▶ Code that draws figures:
──────
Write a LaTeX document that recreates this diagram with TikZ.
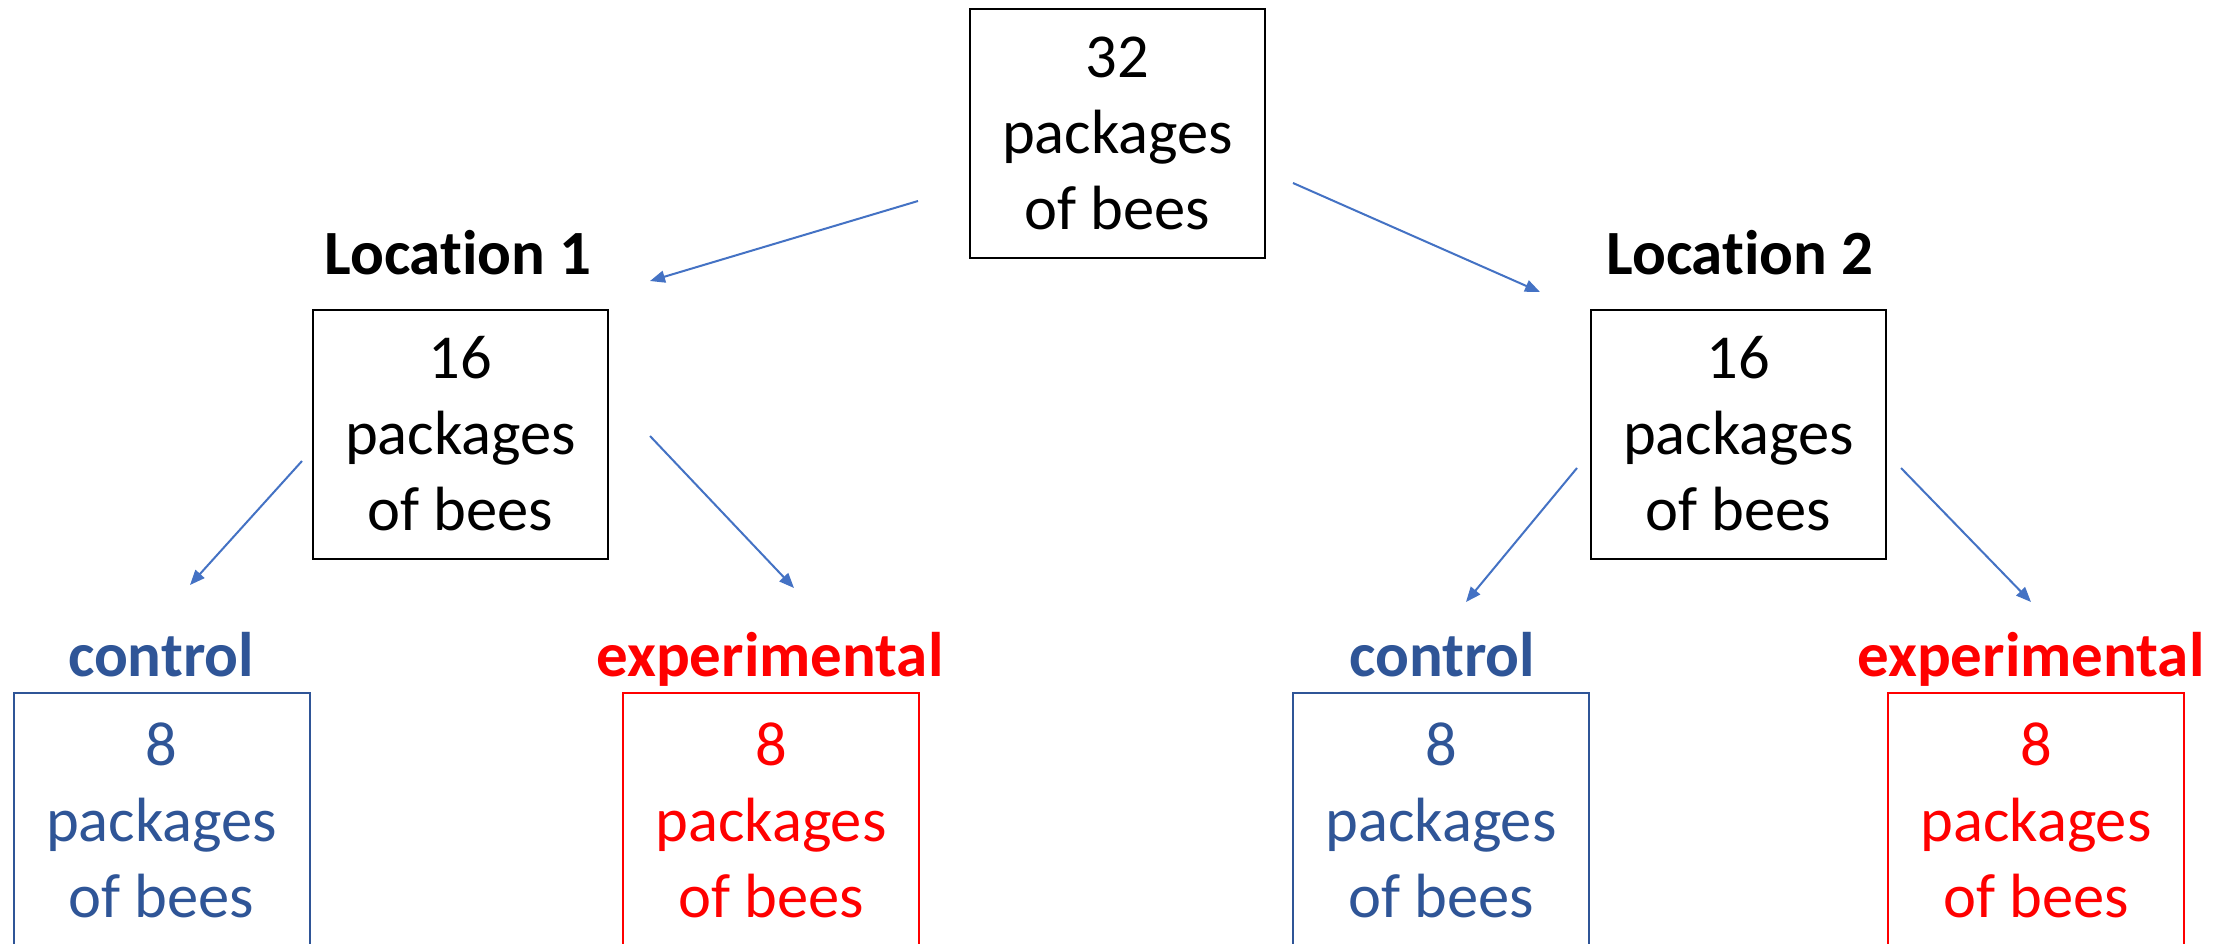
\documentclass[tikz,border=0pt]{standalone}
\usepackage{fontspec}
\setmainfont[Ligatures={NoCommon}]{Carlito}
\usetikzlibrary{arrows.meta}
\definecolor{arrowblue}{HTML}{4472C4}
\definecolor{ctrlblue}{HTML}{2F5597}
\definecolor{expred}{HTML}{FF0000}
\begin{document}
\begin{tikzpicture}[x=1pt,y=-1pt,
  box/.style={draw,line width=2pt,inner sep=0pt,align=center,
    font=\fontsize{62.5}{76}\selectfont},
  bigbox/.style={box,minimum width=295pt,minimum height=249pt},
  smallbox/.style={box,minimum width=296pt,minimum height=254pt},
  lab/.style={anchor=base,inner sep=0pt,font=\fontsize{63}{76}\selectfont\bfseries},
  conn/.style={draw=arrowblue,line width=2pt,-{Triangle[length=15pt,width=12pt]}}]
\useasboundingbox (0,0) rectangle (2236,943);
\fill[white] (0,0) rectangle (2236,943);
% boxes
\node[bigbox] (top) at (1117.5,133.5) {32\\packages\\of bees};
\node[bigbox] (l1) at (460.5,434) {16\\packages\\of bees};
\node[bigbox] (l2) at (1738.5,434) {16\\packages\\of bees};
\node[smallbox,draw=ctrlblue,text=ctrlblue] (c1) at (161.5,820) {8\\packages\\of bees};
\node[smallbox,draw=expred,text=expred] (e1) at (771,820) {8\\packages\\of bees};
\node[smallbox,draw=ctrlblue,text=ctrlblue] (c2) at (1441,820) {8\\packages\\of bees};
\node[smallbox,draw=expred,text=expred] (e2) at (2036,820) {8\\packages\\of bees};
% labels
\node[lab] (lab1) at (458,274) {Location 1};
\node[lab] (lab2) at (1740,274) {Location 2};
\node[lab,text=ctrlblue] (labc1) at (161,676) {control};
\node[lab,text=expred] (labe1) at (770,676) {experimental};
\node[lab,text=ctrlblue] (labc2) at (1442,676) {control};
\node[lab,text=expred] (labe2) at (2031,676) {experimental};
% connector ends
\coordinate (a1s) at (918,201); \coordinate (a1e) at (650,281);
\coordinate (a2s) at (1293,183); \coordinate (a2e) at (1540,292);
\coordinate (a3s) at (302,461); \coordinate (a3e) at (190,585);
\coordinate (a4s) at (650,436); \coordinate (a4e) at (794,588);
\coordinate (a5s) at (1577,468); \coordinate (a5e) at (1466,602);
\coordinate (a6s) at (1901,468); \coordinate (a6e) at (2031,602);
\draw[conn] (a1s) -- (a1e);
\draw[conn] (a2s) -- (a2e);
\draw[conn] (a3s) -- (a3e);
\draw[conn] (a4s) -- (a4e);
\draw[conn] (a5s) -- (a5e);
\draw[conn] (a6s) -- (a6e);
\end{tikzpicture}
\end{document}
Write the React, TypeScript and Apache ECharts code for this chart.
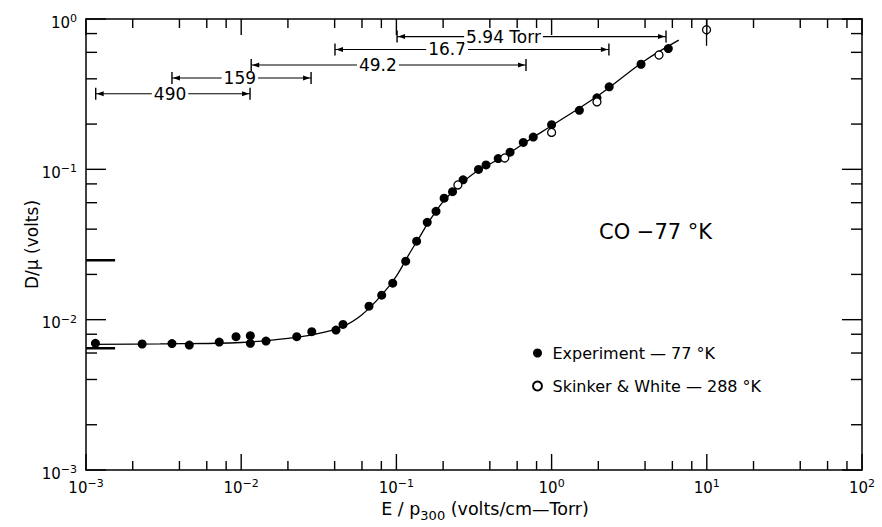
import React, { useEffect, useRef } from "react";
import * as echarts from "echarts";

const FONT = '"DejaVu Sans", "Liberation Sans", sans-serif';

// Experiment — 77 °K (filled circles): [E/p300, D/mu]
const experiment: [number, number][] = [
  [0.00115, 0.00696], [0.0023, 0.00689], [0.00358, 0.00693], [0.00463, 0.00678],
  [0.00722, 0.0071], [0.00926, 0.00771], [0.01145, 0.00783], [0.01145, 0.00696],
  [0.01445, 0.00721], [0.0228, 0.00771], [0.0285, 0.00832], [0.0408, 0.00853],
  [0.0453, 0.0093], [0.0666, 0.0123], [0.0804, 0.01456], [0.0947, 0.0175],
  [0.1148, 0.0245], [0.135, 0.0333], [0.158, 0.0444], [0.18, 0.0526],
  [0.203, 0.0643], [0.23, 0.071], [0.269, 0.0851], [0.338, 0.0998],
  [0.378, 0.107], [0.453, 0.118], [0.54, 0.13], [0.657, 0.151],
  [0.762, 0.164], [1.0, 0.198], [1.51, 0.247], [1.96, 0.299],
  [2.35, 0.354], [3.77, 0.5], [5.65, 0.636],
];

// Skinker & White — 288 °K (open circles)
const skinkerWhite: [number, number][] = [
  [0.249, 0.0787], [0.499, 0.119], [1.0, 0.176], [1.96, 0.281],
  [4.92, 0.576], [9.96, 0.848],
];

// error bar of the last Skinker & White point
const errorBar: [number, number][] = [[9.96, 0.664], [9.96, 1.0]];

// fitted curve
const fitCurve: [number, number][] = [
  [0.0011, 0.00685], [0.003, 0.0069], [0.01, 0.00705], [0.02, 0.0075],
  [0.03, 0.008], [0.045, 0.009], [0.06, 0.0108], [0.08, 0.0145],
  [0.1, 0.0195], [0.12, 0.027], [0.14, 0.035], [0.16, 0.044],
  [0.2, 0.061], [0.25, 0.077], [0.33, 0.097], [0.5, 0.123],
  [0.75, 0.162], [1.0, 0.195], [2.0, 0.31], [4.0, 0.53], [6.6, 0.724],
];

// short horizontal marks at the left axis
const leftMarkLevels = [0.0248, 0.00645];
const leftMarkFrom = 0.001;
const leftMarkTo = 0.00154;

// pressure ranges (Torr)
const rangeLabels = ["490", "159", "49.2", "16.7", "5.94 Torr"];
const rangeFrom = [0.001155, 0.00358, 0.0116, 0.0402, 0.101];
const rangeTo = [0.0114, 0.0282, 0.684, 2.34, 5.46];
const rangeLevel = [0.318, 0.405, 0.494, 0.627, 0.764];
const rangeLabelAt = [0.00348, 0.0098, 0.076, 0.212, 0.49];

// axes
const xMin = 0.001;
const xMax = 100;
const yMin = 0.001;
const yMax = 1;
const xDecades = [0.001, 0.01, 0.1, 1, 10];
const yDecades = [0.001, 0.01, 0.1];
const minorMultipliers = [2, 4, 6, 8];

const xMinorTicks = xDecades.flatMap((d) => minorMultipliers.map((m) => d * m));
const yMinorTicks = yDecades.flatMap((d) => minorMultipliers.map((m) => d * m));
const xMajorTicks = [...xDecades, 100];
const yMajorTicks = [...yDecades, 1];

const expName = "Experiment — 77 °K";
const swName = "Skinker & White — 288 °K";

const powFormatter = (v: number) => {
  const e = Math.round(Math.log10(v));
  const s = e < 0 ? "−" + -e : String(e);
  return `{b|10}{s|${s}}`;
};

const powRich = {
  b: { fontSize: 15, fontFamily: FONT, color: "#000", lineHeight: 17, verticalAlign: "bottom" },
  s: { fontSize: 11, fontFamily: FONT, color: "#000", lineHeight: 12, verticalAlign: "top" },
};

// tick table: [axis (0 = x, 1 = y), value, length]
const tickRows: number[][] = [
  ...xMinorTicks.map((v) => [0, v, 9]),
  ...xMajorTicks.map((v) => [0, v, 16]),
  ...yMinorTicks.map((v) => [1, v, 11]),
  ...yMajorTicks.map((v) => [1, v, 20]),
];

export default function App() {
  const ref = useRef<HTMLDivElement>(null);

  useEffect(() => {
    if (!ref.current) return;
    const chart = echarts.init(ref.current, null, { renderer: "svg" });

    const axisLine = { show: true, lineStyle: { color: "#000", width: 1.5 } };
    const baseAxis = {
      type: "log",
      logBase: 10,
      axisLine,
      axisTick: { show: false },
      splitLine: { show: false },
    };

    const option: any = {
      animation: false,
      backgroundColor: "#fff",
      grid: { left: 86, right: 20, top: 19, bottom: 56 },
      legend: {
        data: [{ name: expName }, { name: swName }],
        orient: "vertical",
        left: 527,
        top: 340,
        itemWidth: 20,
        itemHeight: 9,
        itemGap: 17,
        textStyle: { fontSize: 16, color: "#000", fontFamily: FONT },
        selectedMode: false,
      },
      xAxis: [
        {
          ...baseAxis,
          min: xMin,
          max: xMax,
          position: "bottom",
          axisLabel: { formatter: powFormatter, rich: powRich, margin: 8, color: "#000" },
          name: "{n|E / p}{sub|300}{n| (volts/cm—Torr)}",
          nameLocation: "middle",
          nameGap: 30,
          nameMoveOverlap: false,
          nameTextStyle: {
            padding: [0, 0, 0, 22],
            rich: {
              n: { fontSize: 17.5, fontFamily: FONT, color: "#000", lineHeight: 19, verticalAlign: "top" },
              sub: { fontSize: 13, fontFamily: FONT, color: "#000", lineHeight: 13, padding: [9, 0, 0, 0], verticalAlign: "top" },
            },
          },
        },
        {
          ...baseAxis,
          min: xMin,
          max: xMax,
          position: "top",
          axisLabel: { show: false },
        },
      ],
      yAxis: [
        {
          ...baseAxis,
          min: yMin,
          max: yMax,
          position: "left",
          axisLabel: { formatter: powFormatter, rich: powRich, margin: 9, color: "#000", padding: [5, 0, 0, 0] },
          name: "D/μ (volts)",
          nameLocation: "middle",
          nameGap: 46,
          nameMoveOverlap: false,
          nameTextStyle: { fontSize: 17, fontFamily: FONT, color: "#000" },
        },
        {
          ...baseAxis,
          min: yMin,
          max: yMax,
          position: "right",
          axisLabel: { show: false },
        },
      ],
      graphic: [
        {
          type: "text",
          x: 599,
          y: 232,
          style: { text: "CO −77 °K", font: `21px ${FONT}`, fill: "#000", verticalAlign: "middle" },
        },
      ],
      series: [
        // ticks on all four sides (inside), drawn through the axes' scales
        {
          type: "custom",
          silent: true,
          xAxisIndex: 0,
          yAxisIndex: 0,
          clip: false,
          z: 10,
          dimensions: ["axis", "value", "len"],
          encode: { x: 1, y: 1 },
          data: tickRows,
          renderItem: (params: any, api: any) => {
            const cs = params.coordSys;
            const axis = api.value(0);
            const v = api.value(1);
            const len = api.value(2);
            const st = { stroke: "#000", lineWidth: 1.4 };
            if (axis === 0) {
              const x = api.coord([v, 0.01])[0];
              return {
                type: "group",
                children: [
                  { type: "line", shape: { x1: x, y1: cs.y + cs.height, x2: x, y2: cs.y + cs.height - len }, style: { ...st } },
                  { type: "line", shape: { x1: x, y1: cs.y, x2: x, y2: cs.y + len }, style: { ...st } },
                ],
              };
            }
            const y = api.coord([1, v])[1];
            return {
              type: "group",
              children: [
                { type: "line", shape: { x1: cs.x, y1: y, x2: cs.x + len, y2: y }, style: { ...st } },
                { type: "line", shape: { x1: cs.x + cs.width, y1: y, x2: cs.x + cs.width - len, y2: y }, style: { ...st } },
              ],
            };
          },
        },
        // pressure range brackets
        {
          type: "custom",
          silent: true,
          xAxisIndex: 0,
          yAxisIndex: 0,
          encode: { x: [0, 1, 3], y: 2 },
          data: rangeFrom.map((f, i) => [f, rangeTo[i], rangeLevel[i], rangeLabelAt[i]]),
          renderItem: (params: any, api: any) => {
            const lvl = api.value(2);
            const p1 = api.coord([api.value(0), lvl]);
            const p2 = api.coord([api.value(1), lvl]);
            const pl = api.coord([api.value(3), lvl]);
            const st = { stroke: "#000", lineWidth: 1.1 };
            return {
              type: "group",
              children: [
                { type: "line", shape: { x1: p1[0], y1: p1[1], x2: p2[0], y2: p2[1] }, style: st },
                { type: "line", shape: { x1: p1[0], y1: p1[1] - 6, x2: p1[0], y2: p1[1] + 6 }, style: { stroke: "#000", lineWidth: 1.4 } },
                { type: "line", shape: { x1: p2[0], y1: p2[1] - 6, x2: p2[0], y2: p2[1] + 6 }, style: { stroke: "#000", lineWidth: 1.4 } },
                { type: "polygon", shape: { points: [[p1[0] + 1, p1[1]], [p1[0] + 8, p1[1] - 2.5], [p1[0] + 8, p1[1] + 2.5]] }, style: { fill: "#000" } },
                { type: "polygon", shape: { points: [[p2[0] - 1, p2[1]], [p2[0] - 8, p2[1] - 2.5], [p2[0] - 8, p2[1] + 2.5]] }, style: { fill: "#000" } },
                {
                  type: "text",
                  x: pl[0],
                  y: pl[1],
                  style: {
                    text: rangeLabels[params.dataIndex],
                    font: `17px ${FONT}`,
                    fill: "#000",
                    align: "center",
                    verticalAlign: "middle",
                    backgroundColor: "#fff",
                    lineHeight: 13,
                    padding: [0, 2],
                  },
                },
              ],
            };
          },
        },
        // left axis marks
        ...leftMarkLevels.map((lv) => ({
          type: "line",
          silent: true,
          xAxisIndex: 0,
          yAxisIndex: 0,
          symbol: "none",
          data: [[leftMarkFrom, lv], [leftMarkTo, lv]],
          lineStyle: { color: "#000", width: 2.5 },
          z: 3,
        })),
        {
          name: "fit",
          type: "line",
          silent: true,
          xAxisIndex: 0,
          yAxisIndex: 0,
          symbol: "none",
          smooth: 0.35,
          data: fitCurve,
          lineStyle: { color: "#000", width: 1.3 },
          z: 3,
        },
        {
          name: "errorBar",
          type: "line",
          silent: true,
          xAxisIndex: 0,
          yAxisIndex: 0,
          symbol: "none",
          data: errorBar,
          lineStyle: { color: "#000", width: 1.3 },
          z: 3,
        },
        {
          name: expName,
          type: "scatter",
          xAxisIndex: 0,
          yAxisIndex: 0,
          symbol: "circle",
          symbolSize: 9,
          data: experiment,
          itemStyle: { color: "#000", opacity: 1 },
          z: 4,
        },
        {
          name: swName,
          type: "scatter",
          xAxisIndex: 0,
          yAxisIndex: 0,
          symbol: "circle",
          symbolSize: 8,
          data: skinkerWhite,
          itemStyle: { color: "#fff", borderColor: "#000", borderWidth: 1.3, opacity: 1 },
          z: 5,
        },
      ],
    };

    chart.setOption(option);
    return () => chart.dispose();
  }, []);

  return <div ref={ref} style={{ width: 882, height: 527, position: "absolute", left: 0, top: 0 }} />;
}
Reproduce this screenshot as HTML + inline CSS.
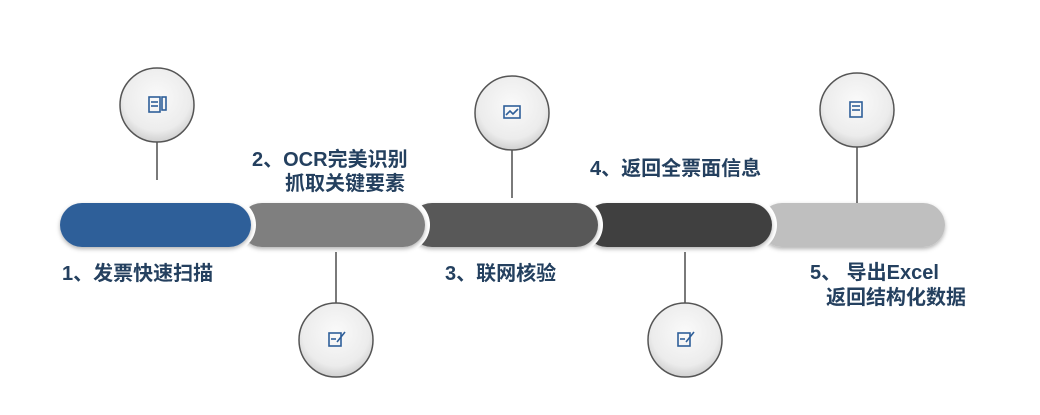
──────
▶ What is needed: Using the data above, copy exactly the lines from the one containing "Write the React, TypeScript" to the one containing "const minorMultipliers = [2, 4, 6, 8];", inclusive. Exclude the pictures.

▶ Result for this exercise:
Write the React, TypeScript and Apache ECharts code for this chart.
import React, { useEffect, useRef } from "react";
import * as echarts from "echarts";

const FONT = '"DejaVu Sans", "Liberation Sans", sans-serif';

// Experiment — 77 °K (filled circles): [E/p300, D/mu]
const experiment: [number, number][] = [
  [0.00115, 0.00696], [0.0023, 0.00689], [0.00358, 0.00693], [0.00463, 0.00678],
  [0.00722, 0.0071], [0.00926, 0.00771], [0.01145, 0.00783], [0.01145, 0.00696],
  [0.01445, 0.00721], [0.0228, 0.00771], [0.0285, 0.00832], [0.0408, 0.00853],
  [0.0453, 0.0093], [0.0666, 0.0123], [0.0804, 0.01456], [0.0947, 0.0175],
  [0.1148, 0.0245], [0.135, 0.0333], [0.158, 0.0444], [0.18, 0.0526],
  [0.203, 0.0643], [0.23, 0.071], [0.269, 0.0851], [0.338, 0.0998],
  [0.378, 0.107], [0.453, 0.118], [0.54, 0.13], [0.657, 0.151],
  [0.762, 0.164], [1.0, 0.198], [1.51, 0.247], [1.96, 0.299],
  [2.35, 0.354], [3.77, 0.5], [5.65, 0.636],
];

// Skinker & White — 288 °K (open circles)
const skinkerWhite: [number, number][] = [
  [0.249, 0.0787], [0.499, 0.119], [1.0, 0.176], [1.96, 0.281],
  [4.92, 0.576], [9.96, 0.848],
];

// error bar of the last Skinker & White point
const errorBar: [number, number][] = [[9.96, 0.664], [9.96, 1.0]];

// fitted curve
const fitCurve: [number, number][] = [
  [0.0011, 0.00685], [0.003, 0.0069], [0.01, 0.00705], [0.02, 0.0075],
  [0.03, 0.008], [0.045, 0.009], [0.06, 0.0108], [0.08, 0.0145],
  [0.1, 0.0195], [0.12, 0.027], [0.14, 0.035], [0.16, 0.044],
  [0.2, 0.061], [0.25, 0.077], [0.33, 0.097], [0.5, 0.123],
  [0.75, 0.162], [1.0, 0.195], [2.0, 0.31], [4.0, 0.53], [6.6, 0.724],
];

// short horizontal marks at the left axis
const leftMarkLevels = [0.0248, 0.00645];
const leftMarkFrom = 0.001;
const leftMarkTo = 0.00154;

// pressure ranges (Torr)
const rangeLabels = ["490", "159", "49.2", "16.7", "5.94 Torr"];
const rangeFrom = [0.001155, 0.00358, 0.0116, 0.0402, 0.101];
const rangeTo = [0.0114, 0.0282, 0.684, 2.34, 5.46];
const rangeLevel = [0.318, 0.405, 0.494, 0.627, 0.764];
const rangeLabelAt = [0.00348, 0.0098, 0.076, 0.212, 0.49];

// axes
const xMin = 0.001;
const xMax = 100;
const yMin = 0.001;
const yMax = 1;
const xDecades = [0.001, 0.01, 0.1, 1, 10];
const yDecades = [0.001, 0.01, 0.1];
const minorMultipliers = [2, 4, 6, 8];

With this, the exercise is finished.